Consider how to use your stimulus payments to set yourself up for financial success. Here are six of the best ways to use your stimulus check.
1. Pay Off Some Bills
Struggling to keep up with your bills? You can use your stimulus to help ensure you’re up to date with all your payments. Avoiding late payments should be a priority, as they can can result in late fees, service shutoffs and negatively impact your credit scores. Late payments can land on your credit report and drag down your credit score for seven years.
You’ll likely want to prioritize the bills that are past due or coming due soon, as those are the ones that are approaching the point where they can affect your credit. If you’re not in danger of making late payments, you can put your stimulus money toward any larger bill that eats up the biggest chunk of your budget every month.
Remember, a late payment won’t be reported to the credit bureaus until it’s at least 30 days past due, and the damage gets worse at 60 days and 90 days, respectively. Just because a bill is already past due doesn’t mean you shouldn’t work to pay it off as quickly as possible.
2. Pay Down Debt
Whether it’s a mortgage, credit card, car loan or other type of debt, using your stimulus payment to pay off debt can reduce your obligations and save you money by shrinking the amount of interest you are paying on that debt in the long run. You can use the debt avalanche or debt snowball method when choosing where to apply your stimulus.
The debt avalanche method saves the most money on interest. This can involve putting your stimulus check toward your debt with the highest interest rate and making minimum payments on your other debts until the high interest rate debt is paid off.
The debt snowball method focuses on paying down your smallest debts first, working your way up the ladder. This won’t save you as much money in interest charges, but it can help you gain a mental boost by eliminating debts and freeing up extra cash to put toward larger debts.
3. Increase Your Emergency Savings
If nothing else, last year taught us the importance of an emergency savings fund. It’s commonly recommended to have at least three to six months’ worth of expenses socked away for emergencies such as job losses, car repairs and other unexpected calamities.
Even if that figure seems impossible, saving all or part of your stimulus can help you better prepare for the unexpected. While there are many places to put an emergency savings fund, it’s important that you can access cash quickly in case you need it.
4. Invest for the Future
Are you saving for retirement in an IRA, or putting money in a 529 for your child’s college savings? Maybe you have a personal investment fund? Investing your stimulus money can help it grow for the future and better prepare you to meet long-term financial goals. By comparison, the interest that the average savings account earns won’t even keep up with inflation.
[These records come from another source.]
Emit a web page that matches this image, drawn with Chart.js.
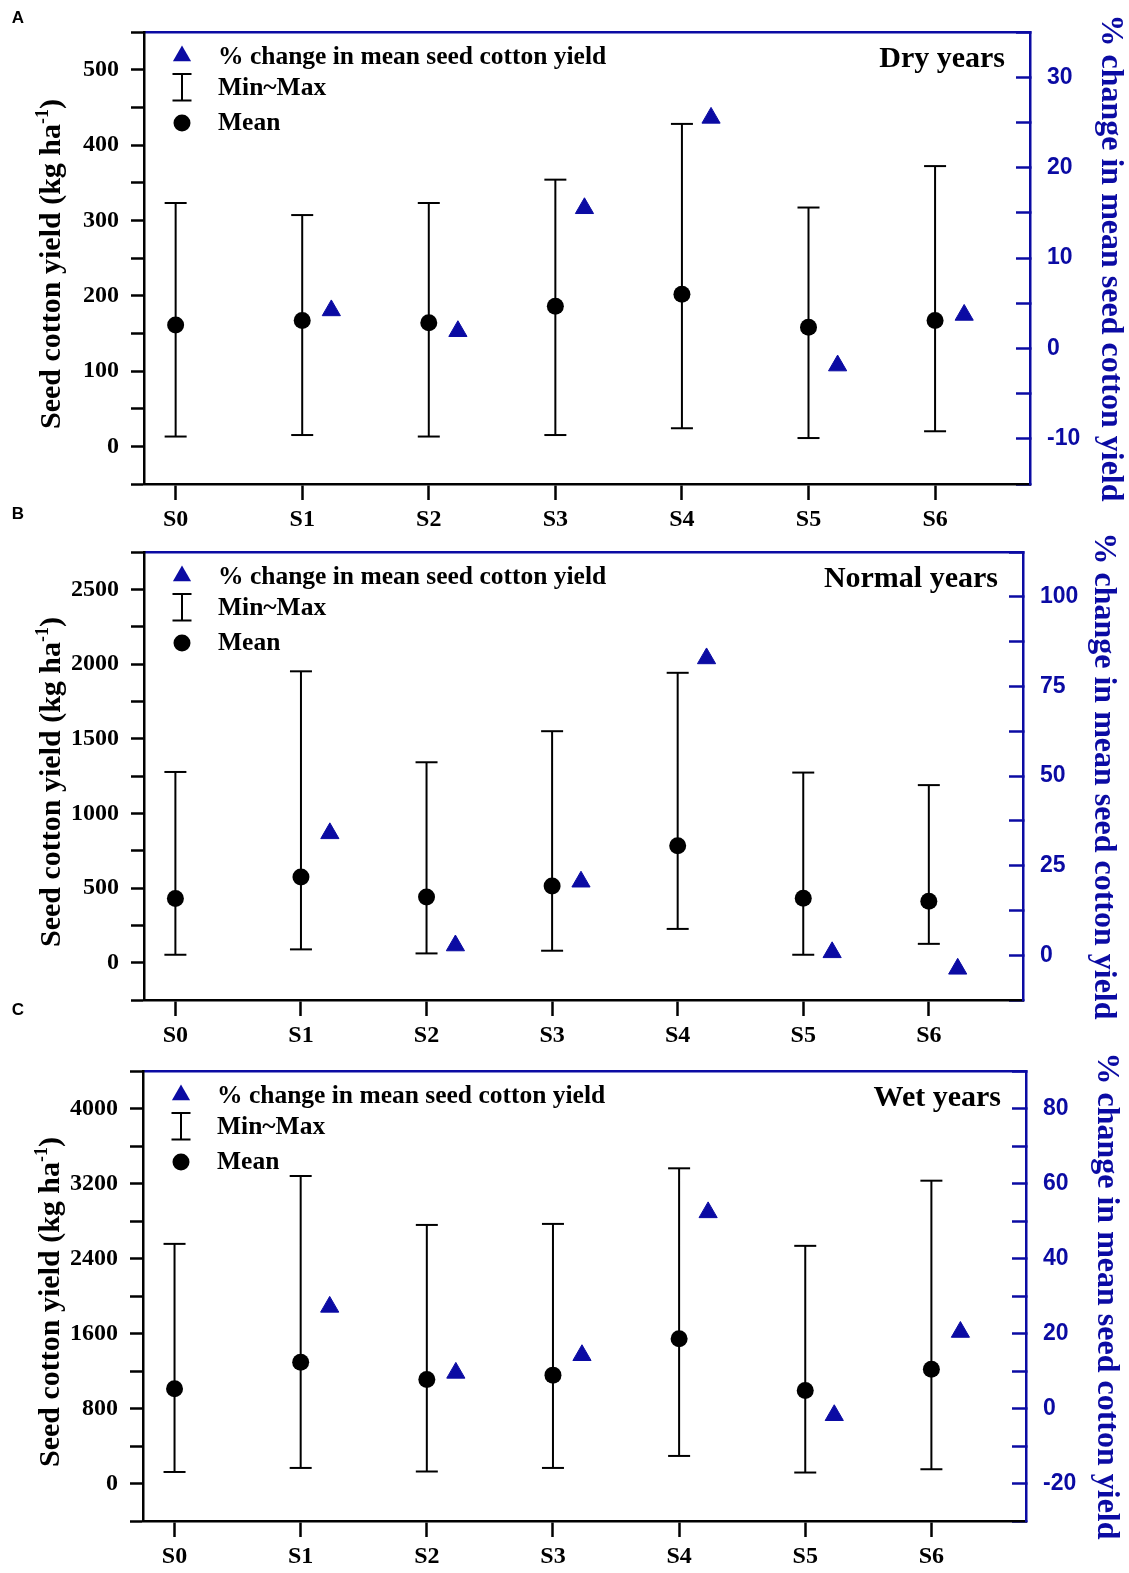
<!DOCTYPE html>
<html>
<head>
<meta charset="utf-8">
<title>Seed cotton yield</title>
<script src="https://cdn.jsdelivr.net/npm/chart.js@4"></script>
<style>
  html, body { margin: 0; padding: 0; background: #fff; }
  #figure { position: relative; width: 1129px; height: 1573px; background: #fff; }
  #figure canvas { position: absolute; left: 0; }
</style>
</head>
<body>
<div id="figure">
  <canvas id="chart-dry"    width="1129" height="548" style="top:0px"></canvas>
  <canvas id="chart-normal" width="1129" height="560" style="top:500px"></canvas>
  <canvas id="chart-wet"    width="1129" height="578" style="top:995px"></canvas>
</div>
<script>
/* ---- Data ------------------------------------------------- */
const categories = ['S0', 'S1', 'S2', 'S3', 'S4', 'S5', 'S6'];

// Dry years (kg/ha) and % change of the mean vs S0
const dryMin    = [13, 15, 13, 15, 24, 11, 20];
const dryMax    = [323, 307, 323, 354, 428, 317, 372];
const dryMean   = [161, 167, 164, 186, 202, 158, 167];
const dryChange = [null, 4.2, 1.9, 15.5, 25.5, -1.9, 3.7];

// Normal years
const normalMin    = [53, 89, 62, 80, 226, 53, 126];
const normalMax    = [1277, 1951, 1342, 1550, 1941, 1273, 1189];
const normalMean   = [430, 574, 439, 514, 783, 432, 412];
const normalChange = [null, 34.0, 2.7, 20.5, 82.8, 0.8, -3.8];

// Wet years
const wetMin    = [123, 166, 128, 166, 294, 117, 152];
const wetMax    = [2556, 3280, 2758, 2769, 3362, 2535, 3230];
const wetMean   = [1010, 1294, 1110, 1156, 1543, 993, 1219];
const wetChange = [null, 27.1, 9.5, 14.2, 52.3, -1.8, 20.4];

/* ---- Styling ---------------------------------------------- */
const BLUE  = '#0b0ba3';
const SERIF = '"Liberation Serif", "Times New Roman", serif';
const SANS  = '"Liberation Sans", Arial, sans-serif';
const TRI_SHIFT = 0.23;   // % change markers sit just right of each category

const panels = [
  {
    canvas: 'chart-dry', letter: 'A', letterY: 18, label: 'Dry years',
    min: dryMin, max: dryMax, mean: dryMean, change: dryChange,
    yMin: -50, yMax: 550, yStep: 50, yLabelStep: 100, yLabelMin: 0, yLabelMax: 500,
    rMin: -15, rMax: 35, rStep: 5, rLabelStep: 10, rLabelMin: -10, rLabelMax: 30,
    areaTop: 32, axisH: 64, leftW: 144, rightW: 99
  },
  {
    canvas: 'chart-normal', letter: 'B', letterY: 14, label: 'Normal years',
    min: normalMin, max: normalMax, mean: normalMean, change: normalChange,
    yMin: -250, yMax: 2750, yStep: 250, yLabelStep: 500, yLabelMin: 0, yLabelMax: 2500,
    rMin: -12.5, rMax: 112.5, rStep: 12.5, rLabelStep: 25, rLabelMin: 0, rLabelMax: 100,
    areaTop: 52, axisH: 60, leftW: 144, rightW: 106
  },
  {
    canvas: 'chart-wet', letter: 'C', letterY: 15, label: 'Wet years',
    min: wetMin, max: wetMax, mean: wetMean, change: wetChange,
    yMin: -400, yMax: 4400, yStep: 400, yLabelStep: 800, yLabelMin: 0, yLabelMax: 4000,
    rMin: -30, rMax: 90, rStep: 10, rLabelStep: 20, rLabelMin: -20, rLabelMax: 80,
    areaTop: 76, axisH: 52, leftW: 143, rightW: 103
  }
];

/* ---- Panel decorations: letter, legend, year label, axis titles ---- */
const panelDecor = {
  id: 'panelDecor',
  afterDraw(chart, args, opts) {
    const ctx = chart.ctx;
    const a = chart.chartArea;
    ctx.save();

    // panel letter
    ctx.fillStyle = '#000';
    ctx.font = 'bold 17px ' + SANS;
    ctx.textAlign = 'center';
    ctx.textBaseline = 'middle';
    ctx.fillText(opts.letter, 18, opts.letterY);

    // legend inside the plot
    const mx = a.left + 38;
    const r = 10.5;
    let cy = a.top + 24;
    ctx.fillStyle = BLUE;
    ctx.beginPath();
    ctx.moveTo(mx, cy - r);
    ctx.lineTo(mx + r * Math.sin(2 * Math.PI / 3), cy + r / 2);
    ctx.lineTo(mx - r * Math.sin(2 * Math.PI / 3), cy + r / 2);
    ctx.closePath();
    ctx.fill();

    ctx.strokeStyle = '#000';
    ctx.lineWidth = 2;
    ctx.beginPath();
    ctx.moveTo(mx, a.top + 42);       ctx.lineTo(mx, a.top + 68.5);
    ctx.moveTo(mx - 9.5, a.top + 42); ctx.lineTo(mx + 9.5, a.top + 42);
    ctx.moveTo(mx - 9.5, a.top + 68.5); ctx.lineTo(mx + 9.5, a.top + 68.5);
    ctx.stroke();

    ctx.fillStyle = '#000';
    ctx.beginPath();
    ctx.arc(mx, a.top + 91, 8.5, 0, Math.PI * 2);
    ctx.fill();

    ctx.font = 'bold 25.5px ' + SERIF;
    ctx.textAlign = 'left';
    ctx.fillText('% change in mean seed cotton yield', a.left + 74, a.top + 25);
    ctx.fillText('Min~Max', a.left + 74, a.top + 56);
    ctx.fillText('Mean', a.left + 74, a.top + 91);

    // year class label
    ctx.font = 'bold 30px ' + SERIF;
    ctx.textAlign = 'right';
    ctx.fillText(opts.label, a.right - 25, a.top + 27);

    // left axis title with superscript unit
    const midY = (a.top + a.bottom) / 2;
    ctx.save();
    ctx.translate(a.left - 94, midY + 6);
    ctx.rotate(-Math.PI / 2);
    const bigFont = 'bold 30px ' + SERIF;
    const supFont = 'bold 18px ' + SERIF;
    const head = 'Seed cotton yield (kg ha';
    ctx.font = bigFont;
    const wHead = ctx.measureText(head).width;
    const wTail = ctx.measureText(')').width;
    ctx.font = supFont;
    const wSup = ctx.measureText('-1').width;
    let x0 = -(wHead + wSup + wTail) / 2;
    ctx.textAlign = 'left';
    ctx.textBaseline = 'alphabetic';
    ctx.font = bigFont;
    ctx.fillText(head, x0, 10);
    ctx.font = supFont;
    ctx.fillText('-1', x0 + wHead, -2);
    ctx.font = bigFont;
    ctx.fillText(')', x0 + wHead + wSup, 10);
    ctx.restore();

    // right axis title
    ctx.save();
    ctx.translate(a.right + 80, midY);
    ctx.rotate(Math.PI / 2);
    ctx.fillStyle = BLUE;
    ctx.font = 'bold 32px ' + SERIF;
    ctx.textAlign = 'center';
    ctx.textBaseline = 'middle';
    ctx.fillText('% change in mean seed cotton yield', 0, 0);
    ctx.restore();

    ctx.restore();
  }
};

function onStep(v, step, lo, hi) {
  const k = v / step;
  return Math.abs(k - Math.round(k)) < 1e-6 && v >= lo - 1e-6 && v <= hi + 1e-6;
}

// fixed box sizes so every panel's plot area lands where it should
function fixWidth(w) {
  return s => { s.width = w; s.paddingTop = 0; s.paddingBottom = 0; };
}
function fixHeight(h) {
  return s => { s.height = h; s.paddingLeft = 0; s.paddingRight = 0; };
}

function buildPanel(p) {
  const el = document.getElementById(p.canvas);

  // whiskers: one vertical segment per category, broken by null points
  const whiskers = [];
  p.min.forEach((v, i) => {
    whiskers.push({ x: i, y: v }, { x: i, y: p.max[i] }, { x: i, y: null });
  });
  const caps  = p.min.map((v, i) => ({ x: i, y: v }))
    .concat(p.max.map((v, i) => ({ x: i, y: v })));
  const means = p.mean.map((v, i) => ({ x: i, y: v }));
  const change = [];
  p.change.forEach((v, i) => { if (v !== null) change.push({ x: i + TRI_SHIFT, y: v }); });

  return new Chart(el, {
    type: 'scatter',
    data: {
      datasets: [
        {
          type: 'line', data: whiskers, yAxisID: 'y',
          borderColor: '#000', borderWidth: 2, pointRadius: 0, spanGaps: false, fill: false, tension: 0
        },
        {
          data: caps, yAxisID: 'y',
          pointStyle: 'line', pointRadius: 11, pointHoverRadius: 11,
          pointBorderColor: '#000', pointBorderWidth: 2
        },
        {
          data: means, yAxisID: 'y',
          pointStyle: 'circle', pointRadius: 8.5, pointHoverRadius: 8.5,
          pointBackgroundColor: '#000', pointBorderColor: '#000', pointBorderWidth: 0
        },
        {
          data: change, yAxisID: 'y1',
          pointStyle: 'triangle', pointRadius: 10.5, pointHoverRadius: 10.5,
          pointBackgroundColor: BLUE, pointBorderColor: BLUE, pointBorderWidth: 1
        }
      ]
    },
    options: {
      responsive: false,
      animation: false,
      events: [],
      layout: { padding: { top: p.areaTop, left: 0, right: 0, bottom: 0 } },
      plugins: {
        legend: { display: false },
        tooltip: { enabled: false },
        panelDecor: { letter: p.letter, letterY: p.letterY, label: p.label }
      },
      scales: {
        x: {
          type: 'linear', position: 'bottom', min: -0.25, max: 6.75,
          afterBuildTicks: s => { s.ticks = categories.map((c, i) => ({ value: i })); },
          afterFit: fixHeight(p.axisH),
          ticks: {
            callback: v => categories[v],
            autoSkip: false, maxRotation: 0, padding: 5, color: '#000',
            font: { family: SERIF, weight: 'bold', size: 24 }
          },
          grid: { drawOnChartArea: false, tickLength: 16, tickWidth: 2.5, color: '#000' },
          border: { color: '#000', width: 2.5 }
        },
        xTop: {
          type: 'linear', position: 'top', min: -0.25, max: 6.75,
          afterFit: fixHeight(0),
          ticks: { display: false },
          grid: { display: false, drawTicks: false },
          border: { color: BLUE, width: 2.5 }
        },
        y: {
          type: 'linear', position: 'left', min: p.yMin, max: p.yMax,
          afterFit: fixWidth(p.leftW),
          ticks: {
            stepSize: p.yStep, autoSkip: false, padding: 12, color: '#000',
            callback: v => onStep(v, p.yLabelStep, p.yLabelMin, p.yLabelMax) ? v : '',
            font: { family: SERIF, weight: 'bold', size: 24 }
          },
          grid: { drawOnChartArea: false, tickLength: 13, tickWidth: 2.5, color: '#000' },
          border: { color: '#000', width: 2.5 }
        },
        y1: {
          type: 'linear', position: 'right', min: p.rMin, max: p.rMax,
          afterFit: fixWidth(p.rightW),
          ticks: {
            stepSize: p.rStep, autoSkip: false, padding: 31, color: BLUE,
            callback: v => onStep(v, p.rLabelStep, p.rLabelMin, p.rLabelMax) ? v : '',
            font: { family: SANS, weight: 'bold', size: 23 }
          },
          // negative length turns the ticks inward
          grid: { drawOnChartArea: false, tickLength: -14, tickWidth: 2.5, color: BLUE },
          border: { color: BLUE, width: 2.5 }
        }
      }
    },
    plugins: [panelDecor]
  });
}

panels.forEach(buildPanel);
</script>
</body>
</html>
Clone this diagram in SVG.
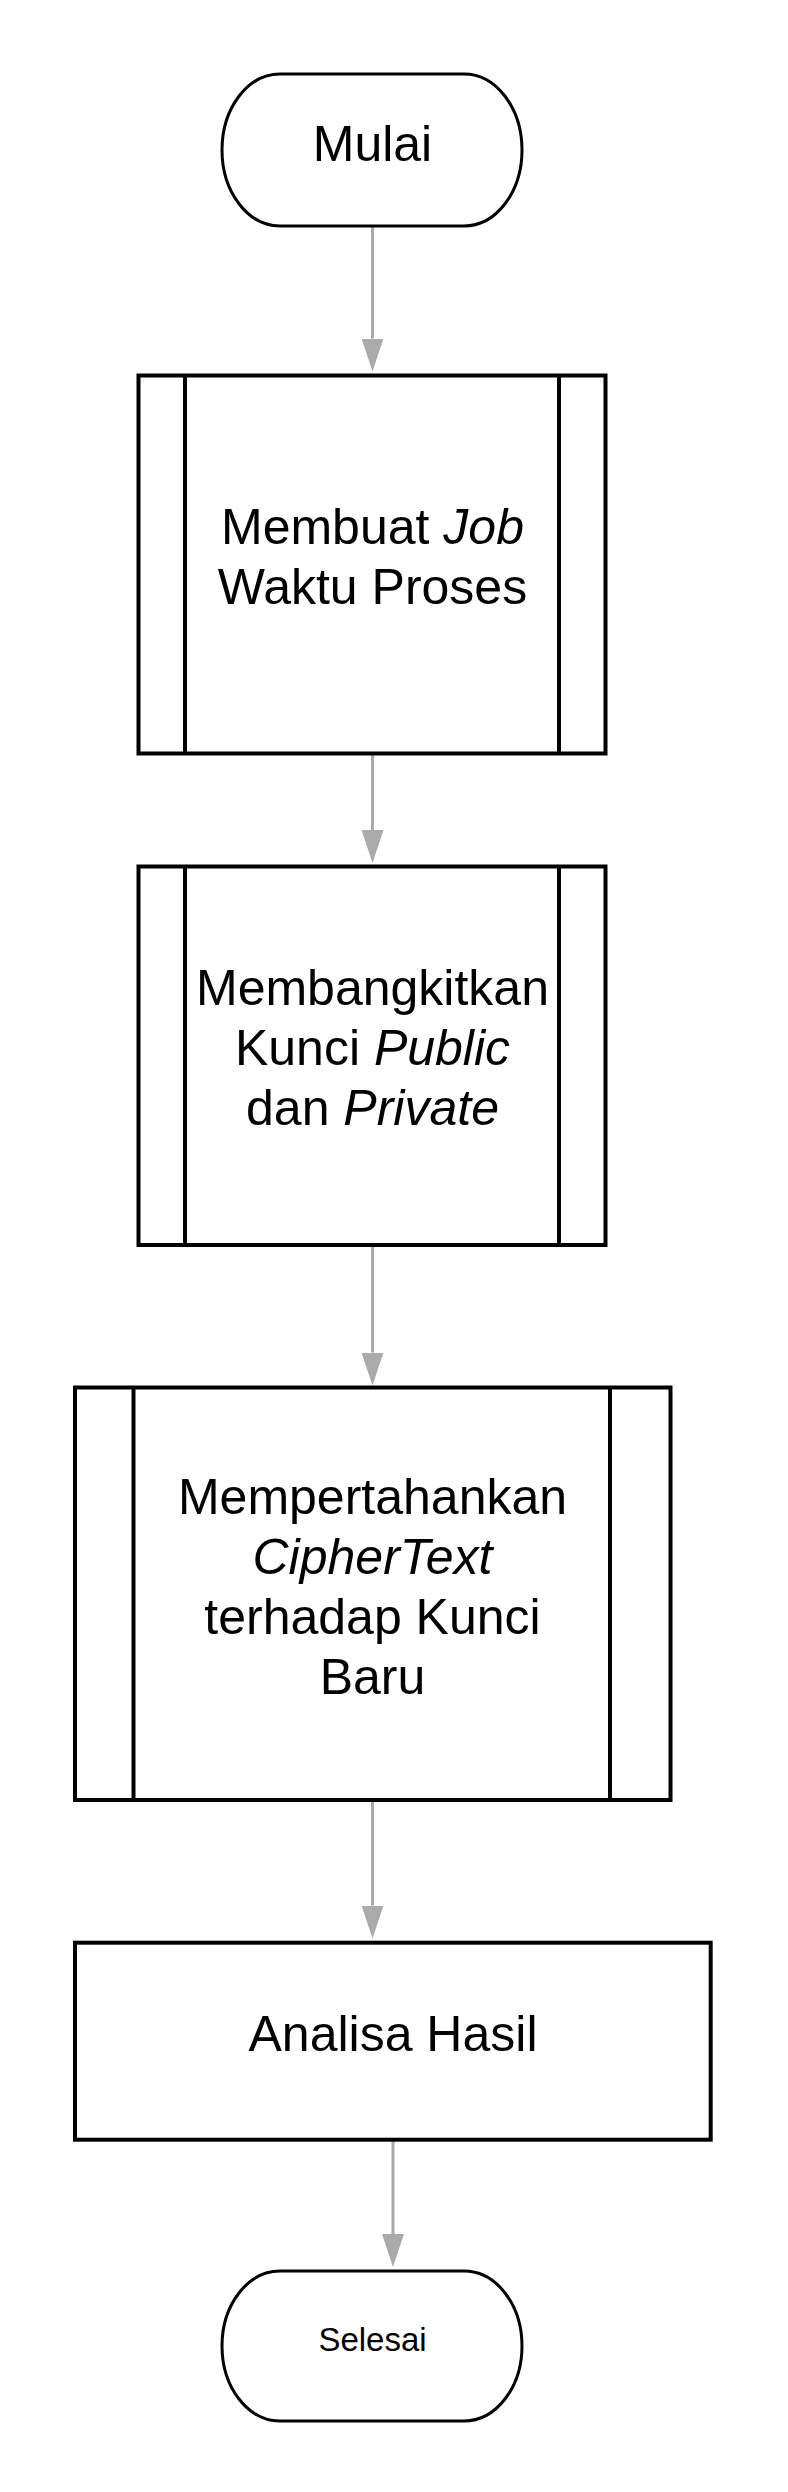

5. Make a Strategic Purchase
If your car needs an expensive fix or you have an appliance on the fritz, now might be the time to make a purchase. You can use your stimulus payment for a big-ticket expense that might have otherwise caused you take on debt.
6. Donate to Charity
Millions of Americans are struggling financially as a result of the pandemic shutdowns. If you can spare it, consider donating part of your stimulus payment to a worthy cause such as a food bank or homeless shelter. You can deduct part of your donation on your tax return for this year, even if you claim the standard deduction.